Défi globe trotteurs : Pologne.
(je vais rédiger une critique de
Yentl, spécifiquement, et une autre d'un recueil de nouvelles où
Yentl figure, ce qui me permettra de faire apparaître plus ou moins de détails).
Mue par une "invisible et mystérieuse force",
Yentl souhaite approfondir la lecture et l'étude des textes (commencées avec son père décédé au début de la nouvelle) et méprise le reprisage de chaussettes, le plumage de volaille et autre levage de challot (le pain de Shabbat) -bref, les travaux féminins. Alors, elle ira jusqu'à déménager, se déguiser en jeune homme, se lier d'amitié avec un camarade et... épouser une femme (et consommer le mariage). Rappelons que dans le milieu du récit, on observe les commandements rabbiniques à la lettre et une personne portant les vêtements du sexe opposé (très loin des gender studies) est un démon. Et c'est une histoire proprement inconcevable, c'est dit et montré dans la nouvelle.
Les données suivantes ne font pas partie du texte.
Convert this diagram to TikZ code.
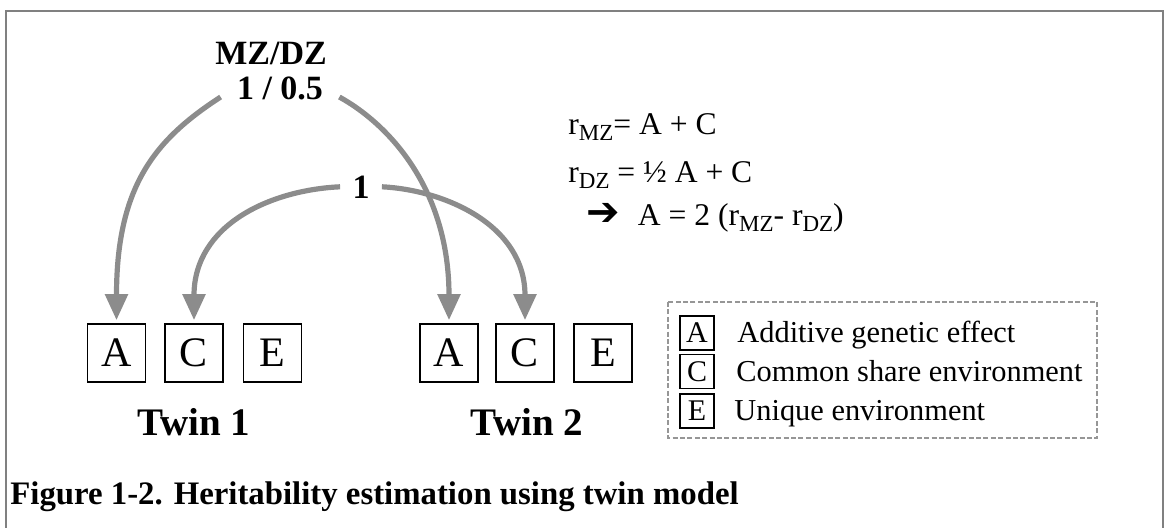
\documentclass[tikz,border=0pt]{standalone}
\usepackage{fontspec}
\setmainfont{Liberation Serif}
\newfontfamily\dejavu{DejaVu Sans}
\usetikzlibrary{arrows.meta}
\definecolor{arcgray}{RGB}{140,140,140}
\definecolor{framegray}{RGB}{128,128,128}
\definecolor{dashgray}{RGB}{150,150,150}
\newcommand\subt[1]{\raisebox{-0.45ex}{\fontsize{11.5}{11.5}\selectfont #1}}
\begin{document}
\begin{tikzpicture}[x=0.5pt,y=-0.5pt,
  letterbox/.style={draw, line width=0.8pt, minimum width=29pt, minimum height=29pt, inner sep=0pt, font=\fontsize{21}{22}\selectfont},
  legbox/.style={draw, line width=0.7pt, minimum width=17pt, minimum height=17pt, inner sep=0pt, font=\fontsize{15}{16}\selectfont},
  legtext/.style={anchor=base west, inner sep=0pt, font=\fontsize{15.2}{16}\selectfont},
  twin/.style={anchor=base, inner sep=0pt, font=\bfseries\fontsize{19.5}{20}\selectfont},
  eq/.style={anchor=base west, inner sep=0pt, font=\fontsize{15.8}{16}\selectfont},
  arc/.style={draw=arcgray, line width=2.6pt, -{Triangle[length=13pt,width=11pt]}, shorten >=1.5pt},
  lbl/.style={font=\bfseries\fontsize{17}{18}\selectfont, inner ysep=0pt}
]
\useasboundingbox (0,0) rectangle (1167,527);
\clip (0,0) rectangle (1167,527);
\draw[framegray, line width=1pt] (6,11) rectangle (1163,560);

% top labels
\node[lbl, anchor=base, inner xsep=0pt] (mz) at (271,64) {MZ/DZ};
\node[lbl, anchor=base, inner xsep=8pt] (ratio) at (280,99) {1 / 0.5};
\node[lbl, anchor=base, inner xsep=6pt] (one) at (361,198) {1};

% boxes
\node[letterbox] (A1) at (116.5,353) {A};
\node[letterbox] (C1) at (194,353) {C};
\node[letterbox] (E1) at (272.5,353) {E};
\node[letterbox] (A2) at (449,353) {A};
\node[letterbox] (C2) at (525,353) {C};
\node[letterbox] (E2) at (603,353) {E};

\node[twin] (t1) at (194,435) {Twin 1};
\node[twin] (t2) at (527,435) {Twin 2};

% arcs
\draw[arc] ([yshift=1pt]ratio.base west) .. controls (156,139) and (116.5,185) .. (A1.north);
\draw[arc] ([yshift=1pt]ratio.base east) .. controls (390,125) and (449,190) .. (A2.north);
\draw[arc] (one.west) .. controls (270,190) and (194,225) .. (C1.north);
\draw[arc] (one.east) .. controls (445,190) and (525,225) .. (C2.north);

% equations
\node[eq] (eq1) at (568,134) {r\subt{MZ}= A + C};
\node[eq] (eq2) at (568,182) {r\subt{DZ} = ½ A + C};
\node[eq] (eq3) at (586,225) {{\dejavu\bfseries\fontsize{20}{20}\selectfont ➔}\hspace{9pt}A = 2 (r\subt{MZ}- r\subt{DZ})};

% legend
\draw[dashgray, line width=0.6pt, dash pattern=on 2.5pt off 1.2pt] (668,302) rectangle (1097,438);
\node[legbox] (LA) at (697,333) {A};
\node[legbox] (LC) at (697,371.5) {C};
\node[legbox] (LE) at (697,411) {E};
\node[legtext] (tA) at (737,342) {Additive genetic effect};
\node[legtext] (tC) at (736,381) {Common share environment};
\node[legtext] (tE) at (734,420) {Unique environment};

% caption
\node[anchor=base west, inner sep=0pt, font=\bfseries\fontsize{16.4}{17}\selectfont] (cap) at (10,504) {Figure 1-2. Heritability estimation using twin model};
\end{tikzpicture}
\end{document}
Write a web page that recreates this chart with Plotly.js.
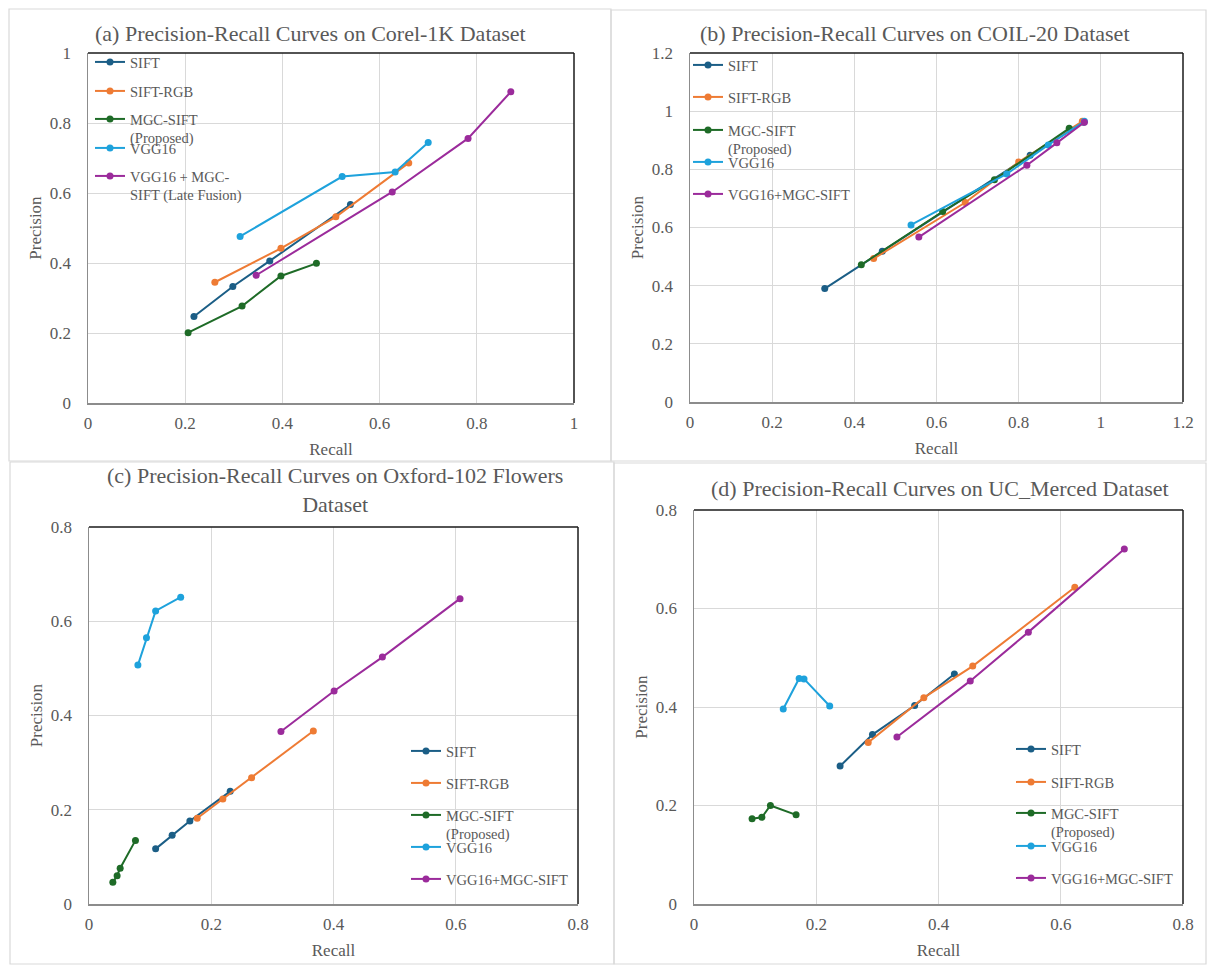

La narration de l'auteur, prix Nobel de littérature, est en même temps drôle, puissante, poétique et efficace. Elle est adaptée aux formes courtes. le dernier chapitre m'a été très appréciable :
La narration s'attache à la rumeur, et les rumeurs se font les narratrices. On change de focalisation : d'interne pour Yentl, on passe à externe. Chaque villageois brode car ne sachant pas tout, IL FAUT combler le vide et expliquer, quitte à être superstitieux. On dirait une forme de choeur de villageois cherchant à mettre une vérité devant un enchaînement de situation dont ils ne comprennent pas la logique. Un exemple : Anshel, avatar de Yentl, est un démon aux pieds d'oie (donc il manque les séances de bain, logique) mais dans ce cas, pourquoi a t il suivi les règles pour divorcer ? Comme si les démons rédigeaient de la paperasse.
Cette nouvelle, en dépit de son ancrage Yiddishland et de son aspect très archaïque (c'est parce que le cadre est archaïque que l'histoire contée est permise ! comme une histoire érotique se déroulera souvent chez les curés ou les soeurs), a une portée universelle. L'art du conteur yiddish, officiellement mentionné dans le cadre du Nobel, il faut en lire l'esprit pour en comprendre le sens. Tantôt marivaudage, tantôt féminisme (la condition féminine y est rabaissée, mais parfois aussi les femmes qui s'en contentent : comme pour faire réagir les lectrices), tantôt psychologie (focalisation interne, on a les pensées, les doutes et les angoisses de
Yentl, qui se croit folle), tantôt farce avec le personnage de Peshe, mé(na)gère dont le ronflement est aussi bruyant qu'une toupie.
Une nouvelle simple à lire et multifacette.